Bern80 wrote in part:
But if this bad credit thing limiting opportunities is of real concern to you, might you not want to first ask how one gets bad credit in the first place? Well again I only of two ways, either someone steals your identity and ***** it up, or you **** it up yourself.
You have this fixed idea that bad credit only comes from bad behavior, and that is untrue. Bad events happen to good people and impact their debt load or ability to pay, and they are nonetheless still "good people".
You also overlook Marc's argument about the whirlwind effect. A person has a bad credit rating because he did not pay all his bills when due. Regardless of how that initially happened, he will not be able to pay in future if he cannot get a job because he has bad credit. His failures to pay will just pile up, his credit rating will sink like a stone, and he'll be drummed out of the middle class forever. If you don't happen to think this is un-American, I wonder what version of America you value.
Mine has a high value attached to upward mobility, and the notion that anyone who wants to and works hard enough can pull himself up by his own bootstraps. The employers' use of credit reports to sift applicants is killing this value for us all.
If all of that were actually true, you might have a point. But what percentage of employers actually use credit scores as determining factor in hiring someone. Of those employers which ones using at as the sole means of determining whether they will hire you or not? If the later were the case a job interview ought to consist of no interview at all, just turning in your credit scores?

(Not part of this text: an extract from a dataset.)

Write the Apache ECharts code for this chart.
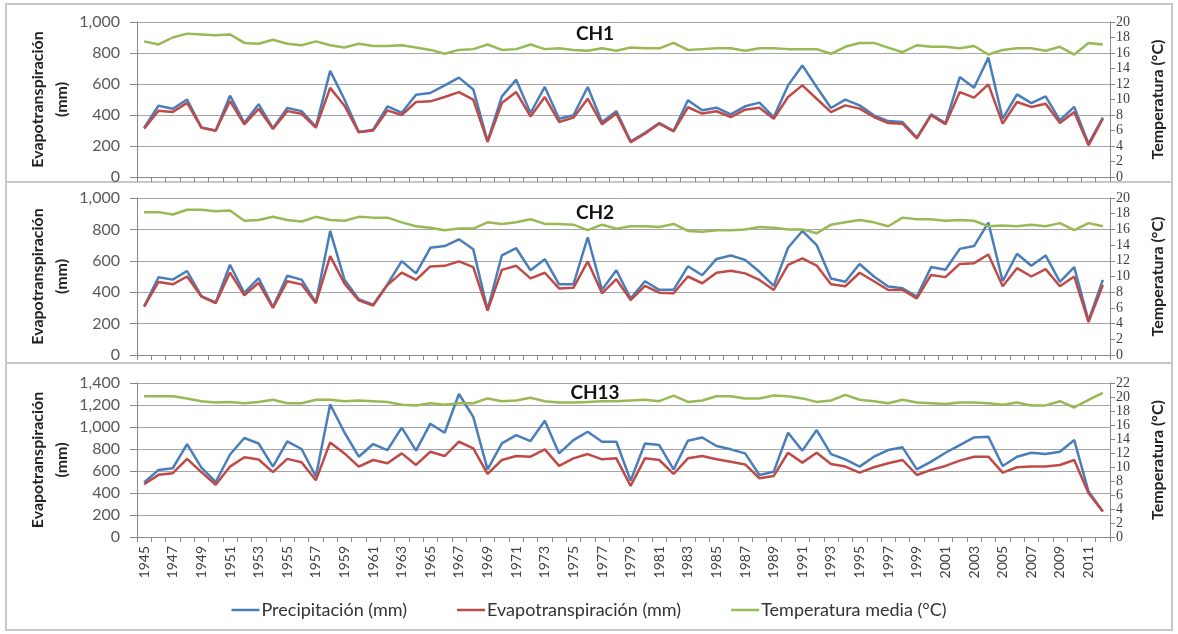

Let's get real here and really play this out. You apply for a job with a company that wants to look at your credit score. Your credit score happens to be bad. Either it's bad because of something you can control (which is the group the vast majority of people would fall into) or it is because of something out of your control (and as I mentioned in a previous post you better be willing to do some hard introspection in determining whether it was really out of your control). Let's back up and ask why an employer or seller would look at your credit in the first place? Logically because they want an unvarnished view of your reliability and responsibility. Now these people are as presumably bright as you or I am, so I would imagine they also account for the fact that one can have bad credit for reasons out of their control.
So I think we can reasonably throw out the scenario where you don't get a loan or job because of bad credit that you had zero fault in creating. That leaves not getting said loan or job because of what YOU did to your credit. Now either knowing your credit is a vital piece of information in knowing whether you can do a job or determine the probablity that you will actually pay in which case said seller or employer has every right not to hire or loan to you. Or they looked at it without considering any other factors (i.e. your actual interview) in which case i'm not sure I'd even want to work at a company where the only criteria for getting hired is good credit score.
My point is I think you and MERC are making a mountain out of a mole hill.